Nothing outside the lines from the one containing "Generate a LaTeX" down to the one containing "(a10) at (854.5,525)" belongs in the copy; print that span exactly, both ends included, with pictures removed.
# start of DATASET EXCERPTS
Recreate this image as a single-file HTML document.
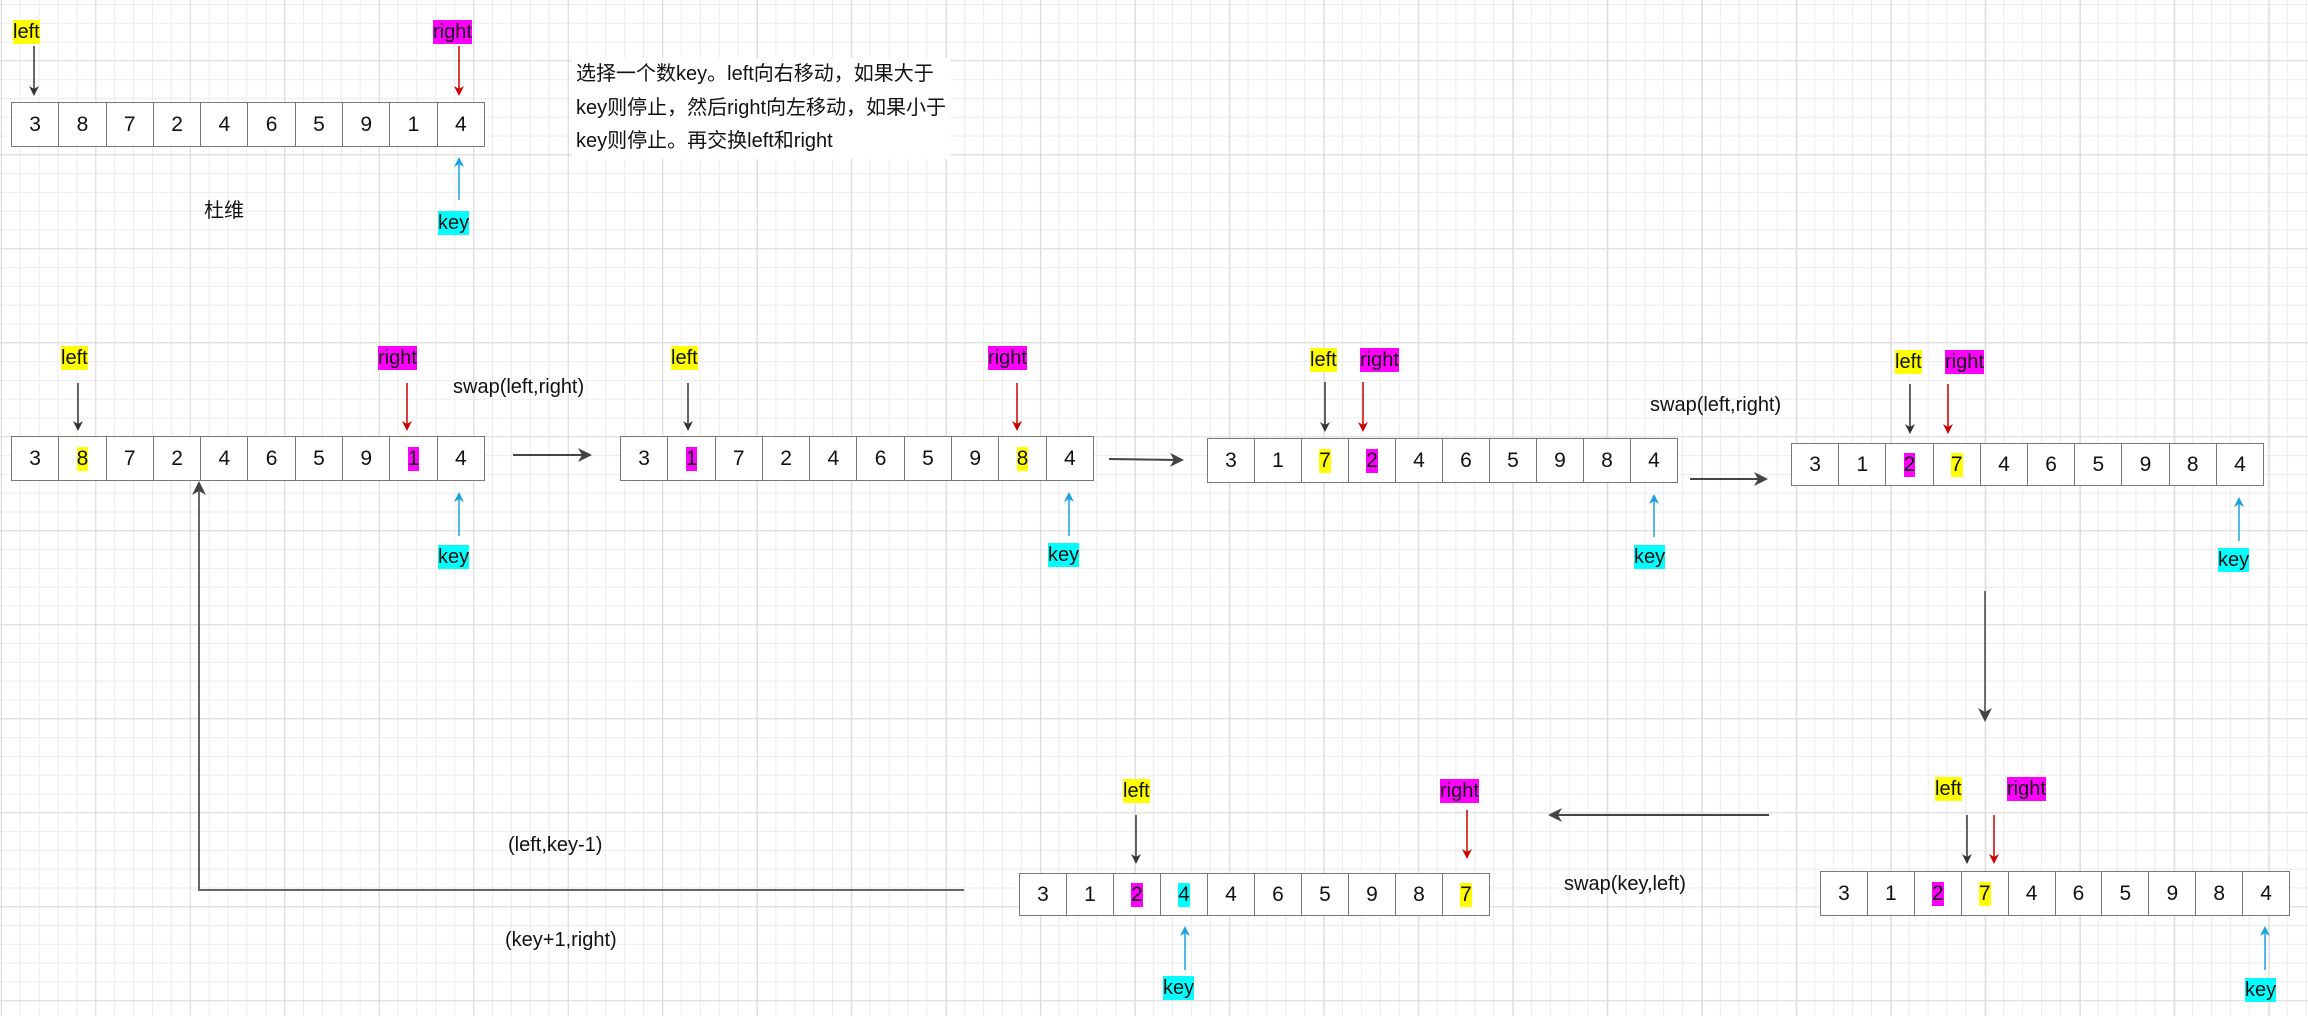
<!DOCTYPE html>
<html><head><meta charset="utf-8"><style>
body{margin:0;width:2308px;height:1016px;overflow:hidden;position:relative;background-color:#fff;
background-image:linear-gradient(to right,#d9d9d9 1px,transparent 1px),linear-gradient(to bottom,#d9d9d9 1px,transparent 1px),linear-gradient(to right,#ececec 1px,transparent 1px),linear-gradient(to bottom,#ececec 1px,transparent 1px);
background-size:94.5px 94px,94.5px 94px,18.9px 18.8px,18.9px 18.8px;
background-position:0.8px 60.3px,0.8px 60.3px,0.8px 4px,0.8px 4px;
font-family:"Liberation Sans","Noto Sans CJK SC",sans-serif;color:#111}
.a{position:absolute;display:flex;border:1.5px solid #777;background:#fff;box-sizing:border-box}
.a div{flex:1;border-left:1.5px solid #777;display:flex;align-items:center;justify-content:center;font-size:21px}
.a div:first-child{border-left:none}
.t{position:absolute;font-size:20px;line-height:24px;white-space:nowrap}
.y{background:#ff0}.m{background:#f0f}.c{background:#0ff}
svg{position:absolute;left:0;top:0}
</style></head><body>
<svg width="2308" height="1016">
<defs>
<marker id="k" markerWidth="10" markerHeight="10" refX="8" refY="5" orient="auto" markerUnits="userSpaceOnUse"><path d="M0,0 L10,5 L0,10 L3,5z" fill="#333"/></marker>
<marker id="r" markerWidth="10" markerHeight="10" refX="8" refY="5" orient="auto" markerUnits="userSpaceOnUse"><path d="M0,0 L10,5 L0,10 L3,5z" fill="#c00"/></marker>
<marker id="b" markerWidth="10" markerHeight="10" refX="8" refY="5" orient="auto" markerUnits="userSpaceOnUse"><path d="M0,0 L10,5 L0,10 L3,5z" fill="#1ba1e2"/></marker>
<marker id="g" markerWidth="14" markerHeight="14" refX="12" refY="7" orient="auto" markerUnits="userSpaceOnUse"><path d="M0,0 L14,7 L0,14 L4,7z" fill="#444"/></marker>
</defs>
<g stroke-width="1.5" fill="none">
<line x1="34" y1="46" x2="34" y2="94" stroke="#333" marker-end="url(#k)"/>
<line x1="459" y1="46" x2="459" y2="94" stroke="#c00" marker-end="url(#r)"/>
<line x1="459" y1="200" x2="459" y2="159" stroke="#1ba1e2" marker-end="url(#b)"/>
<line x1="78" y1="383" x2="78" y2="429" stroke="#333" marker-end="url(#k)"/>
<line x1="407" y1="383" x2="407" y2="429" stroke="#c00" marker-end="url(#r)"/>
<line x1="459" y1="536" x2="459" y2="494" stroke="#1ba1e2" marker-end="url(#b)"/>
<line x1="513" y1="455" x2="590" y2="455" stroke="#444" stroke-width="2" marker-end="url(#g)"/>
<line x1="688" y1="383" x2="688" y2="429" stroke="#333" marker-end="url(#k)"/>
<line x1="1017" y1="383" x2="1017" y2="429" stroke="#c00" marker-end="url(#r)"/>
<line x1="1069" y1="536" x2="1069" y2="494" stroke="#1ba1e2" marker-end="url(#b)"/>
<line x1="1109" y1="459" x2="1182" y2="460" stroke="#444" stroke-width="2" marker-end="url(#g)"/>
<line x1="1325" y1="382" x2="1325" y2="430" stroke="#333" marker-end="url(#k)"/>
<line x1="1363" y1="382" x2="1363" y2="430" stroke="#c00" marker-end="url(#r)"/>
<line x1="1654" y1="537" x2="1654" y2="496" stroke="#1ba1e2" marker-end="url(#b)"/>
<line x1="1690" y1="479" x2="1766" y2="479" stroke="#444" stroke-width="2" marker-end="url(#g)"/>
<line x1="1910" y1="384" x2="1910" y2="432" stroke="#333" marker-end="url(#k)"/>
<line x1="1948" y1="384" x2="1948" y2="432" stroke="#c00" marker-end="url(#r)"/>
<line x1="2239" y1="541" x2="2239" y2="499" stroke="#1ba1e2" marker-end="url(#b)"/>
<line x1="1985" y1="591" x2="1985" y2="720" stroke="#444" stroke-width="1.5" marker-end="url(#g)"/>
<line x1="1967" y1="815" x2="1967" y2="862" stroke="#333" marker-end="url(#k)"/>
<line x1="1994" y1="815" x2="1994" y2="862" stroke="#c00" marker-end="url(#r)"/>
<line x1="2265" y1="970" x2="2265" y2="928" stroke="#1ba1e2" marker-end="url(#b)"/>
<line x1="1769" y1="815" x2="1550" y2="815" stroke="#444" stroke-width="2" marker-end="url(#g)"/>
<line x1="1136" y1="815" x2="1136" y2="862" stroke="#333" marker-end="url(#k)"/>
<line x1="1467" y1="810" x2="1467" y2="857" stroke="#c00" marker-end="url(#r)"/>
<line x1="1185" y1="970" x2="1185" y2="928" stroke="#1ba1e2" marker-end="url(#b)"/>
<polyline points="964,890 199,890 199,483" stroke="#666" stroke-width="2" marker-end="url(#g)"/>
</g>
</svg>

<span class="t y" style="left:13px;top:20px">left</span>
<span class="t m" style="left:433px;top:20px">right</span>
<div class="a" style="left:11px;top:102px;width:474px;height:45px"><div>3</div><div>8</div><div>7</div><div>2</div><div>4</div><div>6</div><div>5</div><div>9</div><div>1</div><div>4</div></div>
<span class="t c" style="left:438px;top:211px">key</span>
<span class="t" style="left:204px;top:199px">杜维</span>
<div class="t" style="left:572px;top:58px;line-height:33.5px;background:#fff;padding:0 4px">选择一个数key。left向右移动，如果大于<br>key则停止，然后right向左移动，如果小于<br>key则停止。再交换left和right</div>

<span class="t y" style="left:61px;top:346px">left</span>
<span class="t m" style="left:378px;top:346px">right</span>
<span class="t" style="left:453px;top:375px">swap(left,right)</span>
<div class="a" style="left:11px;top:436px;width:474px;height:45px"><div>3</div><div><span class="y">8</span></div><div>7</div><div>2</div><div>4</div><div>6</div><div>5</div><div>9</div><div><span class="m">1</span></div><div>4</div></div>
<span class="t c" style="left:438px;top:545px">key</span>

<span class="t y" style="left:671px;top:346px">left</span>
<span class="t m" style="left:988px;top:346px">right</span>
<div class="a" style="left:620px;top:436px;width:474px;height:45px"><div>3</div><div><span class="m">1</span></div><div>7</div><div>2</div><div>4</div><div>6</div><div>5</div><div>9</div><div><span class="y">8</span></div><div>4</div></div>
<span class="t c" style="left:1048px;top:543px">key</span>

<span class="t y" style="left:1310px;top:348px">left</span>
<span class="t m" style="left:1360px;top:348px">right</span>
<div class="a" style="left:1207px;top:438px;width:471px;height:45px"><div>3</div><div>1</div><div><span class="y">7</span></div><div><span class="m">2</span></div><div>4</div><div>6</div><div>5</div><div>9</div><div>8</div><div>4</div></div>
<span class="t c" style="left:1634px;top:545px">key</span>
<span class="t" style="left:1650px;top:393px">swap(left,right)</span>

<span class="t y" style="left:1895px;top:350px">left</span>
<span class="t m" style="left:1945px;top:350px">right</span>
<div class="a" style="left:1791px;top:443px;width:473px;height:43px"><div>3</div><div>1</div><div><span class="m">2</span></div><div><span class="y">7</span></div><div>4</div><div>6</div><div>5</div><div>9</div><div>8</div><div>4</div></div>
<span class="t c" style="left:2218px;top:548px">key</span>

<span class="t y" style="left:1935px;top:777px">left</span>
<span class="t m" style="left:2007px;top:777px">right</span>
<div class="a" style="left:1820px;top:871px;width:470px;height:45px"><div>3</div><div>1</div><div><span class="m">2</span></div><div><span class="y">7</span></div><div>4</div><div>6</div><div>5</div><div>9</div><div>8</div><div>4</div></div>
<span class="t c" style="left:2245px;top:978px">key</span>
<span class="t" style="left:1564px;top:872px">swap(key,left)</span>

<span class="t y" style="left:1123px;top:779px">left</span>
<span class="t m" style="left:1440px;top:779px">right</span>
<div class="a" style="left:1019px;top:873px;width:471px;height:43px"><div>3</div><div>1</div><div><span class="m">2</span></div><div><span class="c">4</span></div><div>4</div><div>6</div><div>5</div><div>9</div><div>8</div><div><span class="y">7</span></div></div>
<span class="t c" style="left:1163px;top:976px">key</span>

<span class="t" style="left:508px;top:833px">(left,key-1)</span>
<span class="t" style="left:505px;top:928px">(key+1,right)</span>
</body></html>
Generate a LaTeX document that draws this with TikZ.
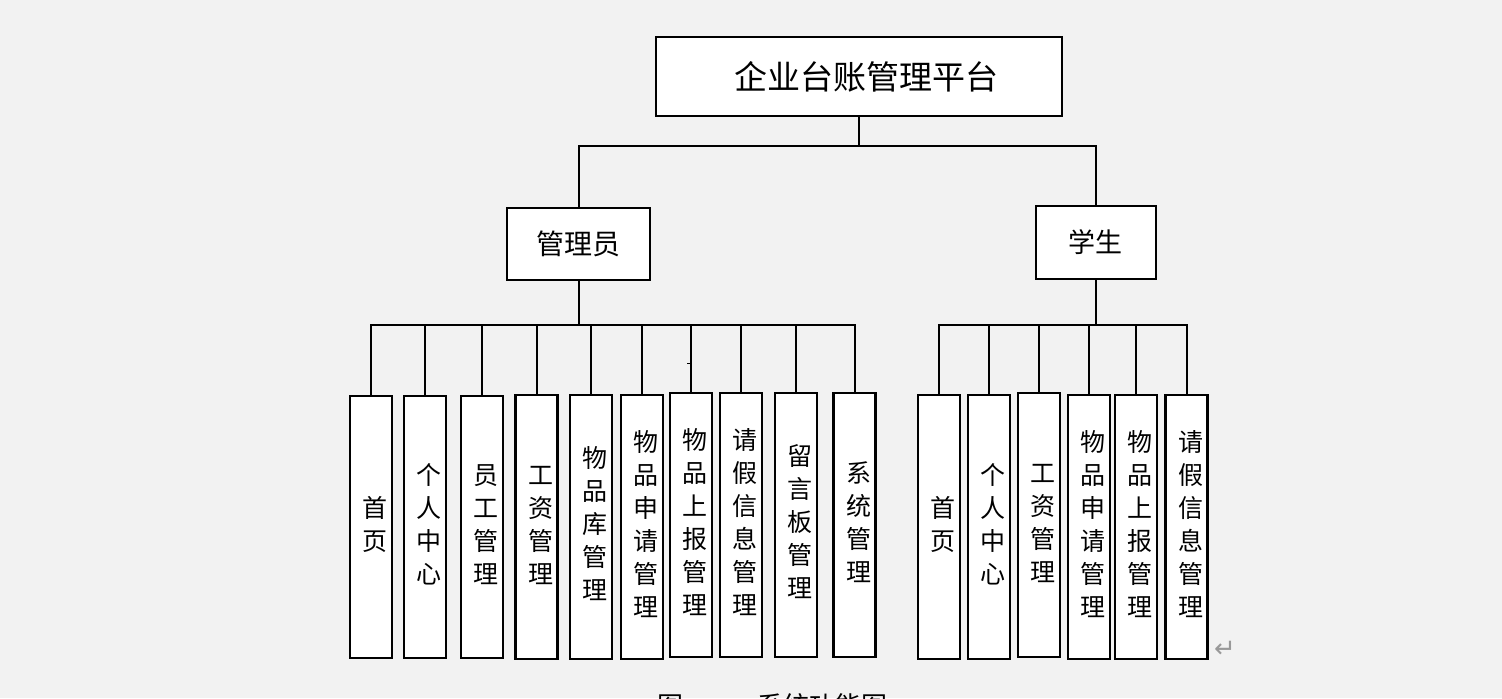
\documentclass[tikz,border=0pt]{standalone}
\usepackage{fontspec}
\newfontfamily\cjk{Noto Sans CJK SC}
\newfontfamily\dejavu{DejaVu Sans}
\definecolor{bg}{HTML}{F2F2F2}
\newcommand{\vtxt}[1]{\begin{tabular}{@{\hspace{4pt}}c@{}}#1\end{tabular}}
\tikzset{
  box/.style={draw=black, line width=1.1pt, fill=white, inner sep=0pt},
  conn/.style={draw=black, line width=1pt},
  leaf/.style={box, minimum width=21pt, minimum height=132pt, font=\cjk\fontsize{12.5}{16.5}\selectfont},
}
\begin{document}
\begin{tikzpicture}[x=0.5pt, y=-0.5pt]
\useasboundingbox[fill=bg] (0,0) rectangle (1502,698);

% top level
\node[box, minimum width=203pt, minimum height=39.5pt, font=\cjk\fontsize{16.5}{20}\selectfont] (top) at (859,76.5) {\hspace*{7pt}企业台账管理平台};
\node[box, minimum width=71.5pt, minimum height=36pt, font=\cjk\fontsize{14}{16}\selectfont] (admin) at (578.5,244) {管理员};
\node[box, minimum width=60pt, minimum height=36.5pt, font=\cjk\fontsize{13.5}{16}\selectfont] (stud) at (1095.7,242.5) {学生};

% admin leaves
\node[leaf, minimum height=131pt] (a1) at (371,527) {\vtxt{首\\页}};
\node[leaf, minimum height=131pt] (a2) at (425,527) {\vtxt{个\\人\\中\\心}};
\node[leaf, minimum height=131pt] (a3) at (482,527) {\vtxt{员\\工\\管\\理}};
\node[leaf] (a4) at (536.5,527) {\vtxt{工\\资\\管\\理}};
\node[leaf] (a5) at (591,527) {\vtxt{物\\品\\库\\管\\理}};
\node[leaf] (a6) at (642,527) {\vtxt{物\\品\\申\\请\\管\\理}};
\node[leaf] (a7) at (691,525) {\vtxt{物\\品\\上\\报\\管\\理}};
\node[leaf] (a8) at (741,525) {\vtxt{请\\假\\信\\息\\管\\理}};
\node[leaf] (a9) at (796,525) {\vtxt{留\\言\\板\\管\\理}};
\node[leaf] (a10) at (854.5,525) {\vtxt{系\\统\\管\\理}};

% student leaves
\node[leaf] (s1) at (939,527) {\vtxt{首\\页}};
\node[leaf] (s2) at (989,527) {\vtxt{个\\人\\中\\心}};
\node[leaf] (s3) at (1039,525) {\vtxt{工\\资\\管\\理}};
\node[leaf] (s4) at (1089,527) {\vtxt{物\\品\\申\\请\\管\\理}};
\node[leaf] (s5) at (1136,527) {\vtxt{物\\品\\上\\报\\管\\理}};
\node[leaf] (s6) at (1186.5,527) {\vtxt{请\\假\\信\\息\\管\\理}};

% connectors
\coordinate (j0) at (859,146);
\draw[conn] (top.south) -- (j0);
\draw[conn] (admin.north) |- (j0) -| (stud.north);

\coordinate (ja) at (578.5,324.5);
\draw[conn] (admin.south) -- (ja);
\foreach \n in {a1,a2,a3,a4,a5,a6,a7,a8,a9,a10}
  \draw[conn] (\n.north) |- (ja);

\coordinate (js) at (1095.7,324.5);
\draw[conn] (stud.south) -- (js);
\foreach \n in {s1,s2,s3,s4,s5,s6}
  \draw[conn] (\n.north) |- (js);

% small stray tick
\draw[line width=0.7pt] (687,363.5) -- (690.5,363.5);

% paragraph mark
\node[font=\dejavu\fontsize{13}{13}\selectfont, text=black!40, inner sep=0pt] (ret) at (1225,649) {↵};

% caption (cut off at the bottom edge, as in the reference)
\node[anchor=north, inner sep=0pt, font=\cjk\fontsize{13}{13}\selectfont] (cap) at (772,693.5) {图\hspace{37pt}系统功能图};
\end{tikzpicture}
\end{document}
# end of DATASET EXCERPTS
§ **COMPLETE ANSWER**
Generate a LaTeX document that draws this with TikZ.
\documentclass[tikz,border=0pt]{standalone}
\usepackage{fontspec}
\newfontfamily\cjk{Noto Sans CJK SC}
\newfontfamily\dejavu{DejaVu Sans}
\definecolor{bg}{HTML}{F2F2F2}
\newcommand{\vtxt}[1]{\begin{tabular}{@{\hspace{4pt}}c@{}}#1\end{tabular}}
\tikzset{
  box/.style={draw=black, line width=1.1pt, fill=white, inner sep=0pt},
  conn/.style={draw=black, line width=1pt},
  leaf/.style={box, minimum width=21pt, minimum height=132pt, font=\cjk\fontsize{12.5}{16.5}\selectfont},
}
\begin{document}
\begin{tikzpicture}[x=0.5pt, y=-0.5pt]
\useasboundingbox[fill=bg] (0,0) rectangle (1502,698);

% top level
\node[box, minimum width=203pt, minimum height=39.5pt, font=\cjk\fontsize{16.5}{20}\selectfont] (top) at (859,76.5) {\hspace*{7pt}企业台账管理平台};
\node[box, minimum width=71.5pt, minimum height=36pt, font=\cjk\fontsize{14}{16}\selectfont] (admin) at (578.5,244) {管理员};
\node[box, minimum width=60pt, minimum height=36.5pt, font=\cjk\fontsize{13.5}{16}\selectfont] (stud) at (1095.7,242.5) {学生};

% admin leaves
\node[leaf, minimum height=131pt] (a1) at (371,527) {\vtxt{首\\页}};
\node[leaf, minimum height=131pt] (a2) at (425,527) {\vtxt{个\\人\\中\\心}};
\node[leaf, minimum height=131pt] (a3) at (482,527) {\vtxt{员\\工\\管\\理}};
\node[leaf] (a4) at (536.5,527) {\vtxt{工\\资\\管\\理}};
\node[leaf] (a5) at (591,527) {\vtxt{物\\品\\库\\管\\理}};
\node[leaf] (a6) at (642,527) {\vtxt{物\\品\\申\\请\\管\\理}};
\node[leaf] (a7) at (691,525) {\vtxt{物\\品\\上\\报\\管\\理}};
\node[leaf] (a8) at (741,525) {\vtxt{请\\假\\信\\息\\管\\理}};
\node[leaf] (a9) at (796,525) {\vtxt{留\\言\\板\\管\\理}};
\node[leaf] (a10) at (854.5,525) {\vtxt{系\\统\\管\\理}};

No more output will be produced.